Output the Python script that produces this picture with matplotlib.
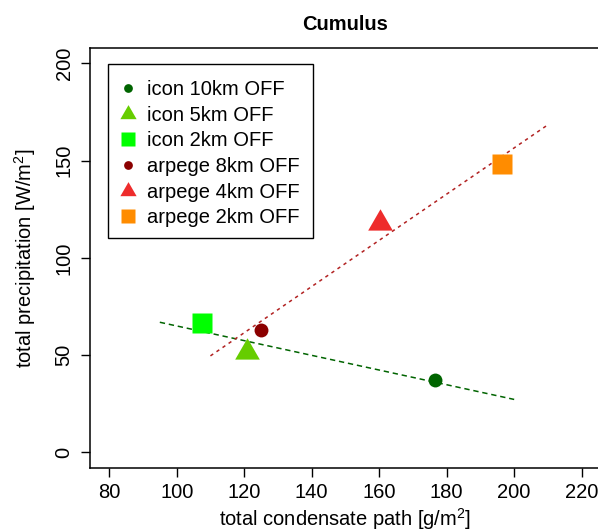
import numpy as np
import matplotlib
matplotlib.use("Agg")
import matplotlib.pyplot as plt
from matplotlib.lines import Line2D
from matplotlib.patches import Rectangle

plt.rcParams['font.family'] = ['Liberation Sans', 'DejaVu Sans']
plt.rcParams['mathtext.fontset'] = 'custom'
plt.rcParams['mathtext.rm'] = 'Liberation Sans'
plt.rcParams['mathtext.default'] = 'regular'

# condensate path [g/m2] and precipitation [W/m2] per run
labels = ["icon 10km OFF", "icon 5km OFF", "icon 2km OFF",
          "arpege 8km OFF", "arpege 4km OFF", "arpege 2km OFF"]
cond_path = [176.4, 120.7, 107.6, 125, 160.1, 196.5]
precip = [37.2, 51.5, 66.7, 62.9, 118, 148]
colors = ["#006400", "#66CD00", "#00FF00", "#8B0000", "#EE2C2C", "#FF8C00"]

# triangle centred on its centroid (like R's pch 17)
tri = [(0, 1), (-0.866, -0.5), (0.866, -0.5), (0, 1)]
shapes = ["o", tri, "s", "o", tri, "s"]
sizes = [10, 20.5, 13.7, 10, 20.5, 13.7]
leg_sizes = [6.3, 13.5, 9.4, 6.3, 13.5, 9.4]

fig = plt.figure(figsize=(5.98, 5.31), dpi=100)
ax = fig.add_axes([0.151, 0.1188, 0.8533, 0.7913])

# linear fits for each model
icon_x, icon_y = np.array(cond_path[:3]), np.array(precip[:3])
arp_x, arp_y = np.array(cond_path[3:]), np.array(precip[3:])
k1, b1 = np.polyfit(icon_x, icon_y, 1)
k2, b2 = np.polyfit(arp_x, arp_y, 1)
xs1 = np.array([95, 200])
xs2 = np.array([110, 210])
ax.plot(xs1, k1 * xs1 + b1, color="#006400", lw=1.1, dashes=(3.5, 2.5), zorder=2)
ax.plot(xs2, k2 * xs2 + b2, color="#B22222", lw=1.1, dashes=(2.2, 2.6), zorder=2)

for x, y, c, m, s in zip(cond_path, precip, colors, shapes, sizes):
    ax.plot(x, y, marker=m, color=c, ms=s, mec="none", ls="none", zorder=3)

ax.set_xlim(80 - 5.6, 220 + 5.6)
ax.set_ylim(-8, 208)
ax.set_xticks(np.arange(80, 221, 20))
ax.set_yticks(np.arange(0, 201, 50))
ax.tick_params(labelsize=14.5, length=6.5, width=1.0, colors="black")
ax.tick_params(axis="x", pad=4)
ax.tick_params(axis="y", pad=5.5)
for lab in ax.get_yticklabels():
    lab.set_rotation(90)
    lab.set_va("center")
for sp in ax.spines.values():
    sp.set_linewidth(1.1)

ax.set_xlabel("total condensate path [g/m$^{2}$]", fontsize=14.5, labelpad=3)
ax.set_ylabel("total precipitation [W/m$^{2}$]", fontsize=14.5, labelpad=12)
ax.set_title("Cumulus", fontsize=14.5, fontweight="bold", pad=13)

handles = [Line2D([], [], marker=m, color=c, ms=s, mec="none", ls="none")
           for c, m, s in zip(colors, shapes, leg_sizes)]
leg = ax.legend(handles, labels, loc="upper left", bbox_to_anchor=(0.0535, 0.923),
                borderaxespad=0, borderpad=0, fontsize=14.5, frameon=False,
                handlelength=1.0, handletextpad=0.45, labelspacing=0.33)
ax.add_patch(Rectangle((0.0353, 0.5471), 0.4005, 0.4141, transform=ax.transAxes,
                       fill=False, edgecolor="black", lw=1.0, zorder=4))

fig.savefig("out.png", dpi=100)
---*---
Written task:
Except for the pictures, copy the material above exactly.

Exercise response:
Output the Python script that produces this picture with matplotlib.
import numpy as np
import matplotlib
matplotlib.use("Agg")
import matplotlib.pyplot as plt
from matplotlib.lines import Line2D
from matplotlib.patches import Rectangle

plt.rcParams['font.family'] = ['Liberation Sans', 'DejaVu Sans']
plt.rcParams['mathtext.fontset'] = 'custom'
plt.rcParams['mathtext.rm'] = 'Liberation Sans'
plt.rcParams['mathtext.default'] = 'regular'

# condensate path [g/m2] and precipitation [W/m2] per run
labels = ["icon 10km OFF", "icon 5km OFF", "icon 2km OFF",
          "arpege 8km OFF", "arpege 4km OFF", "arpege 2km OFF"]
cond_path = [176.4, 120.7, 107.6, 125, 160.1, 196.5]
precip = [37.2, 51.5, 66.7, 62.9, 118, 148]
colors = ["#006400", "#66CD00", "#00FF00", "#8B0000", "#EE2C2C", "#FF8C00"]

# triangle centred on its centroid (like R's pch 17)
tri = [(0, 1), (-0.866, -0.5), (0.866, -0.5), (0, 1)]
shapes = ["o", tri, "s", "o", tri, "s"]
sizes = [10, 20.5, 13.7, 10, 20.5, 13.7]
leg_sizes = [6.3, 13.5, 9.4, 6.3, 13.5, 9.4]

fig = plt.figure(figsize=(5.98, 5.31), dpi=100)
ax = fig.add_axes([0.151, 0.1188, 0.8533, 0.7913])

# linear fits for each model
icon_x, icon_y = np.array(cond_path[:3]), np.array(precip[:3])
arp_x, arp_y = np.array(cond_path[3:]), np.array(precip[3:])
k1, b1 = np.polyfit(icon_x, icon_y, 1)
k2, b2 = np.polyfit(arp_x, arp_y, 1)
xs1 = np.array([95, 200])
xs2 = np.array([110, 210])
ax.plot(xs1, k1 * xs1 + b1, color="#006400", lw=1.1, dashes=(3.5, 2.5), zorder=2)
ax.plot(xs2, k2 * xs2 + b2, color="#B22222", lw=1.1, dashes=(2.2, 2.6), zorder=2)

for x, y, c, m, s in zip(cond_path, precip, colors, shapes, sizes):
    ax.plot(x, y, marker=m, color=c, ms=s, mec="none", ls="none", zorder=3)

ax.set_xlim(80 - 5.6, 220 + 5.6)
ax.set_ylim(-8, 208)
ax.set_xticks(np.arange(80, 221, 20))
ax.set_yticks(np.arange(0, 201, 50))
ax.tick_params(labelsize=14.5, length=6.5, width=1.0, colors="black")
ax.tick_params(axis="x", pad=4)
ax.tick_params(axis="y", pad=5.5)
for lab in ax.get_yticklabels():
    lab.set_rotation(90)
    lab.set_va("center")
for sp in ax.spines.values():
    sp.set_linewidth(1.1)

ax.set_xlabel("total condensate path [g/m$^{2}$]", fontsize=14.5, labelpad=3)
ax.set_ylabel("total precipitation [W/m$^{2}$]", fontsize=14.5, labelpad=12)
ax.set_title("Cumulus", fontsize=14.5, fontweight="bold", pad=13)

handles = [Line2D([], [], marker=m, color=c, ms=s, mec="none", ls="none")
           for c, m, s in zip(colors, shapes, leg_sizes)]
leg = ax.legend(handles, labels, loc="upper left", bbox_to_anchor=(0.0535, 0.923),
                borderaxespad=0, borderpad=0, fontsize=14.5, frameon=False,
                handlelength=1.0, handletextpad=0.45, labelspacing=0.33)
ax.add_patch(Rectangle((0.0353, 0.5471), 0.4005, 0.4141, transform=ax.transAxes,
                       fill=False, edgecolor="black", lw=1.0, zorder=4))

fig.savefig("out.png", dpi=100)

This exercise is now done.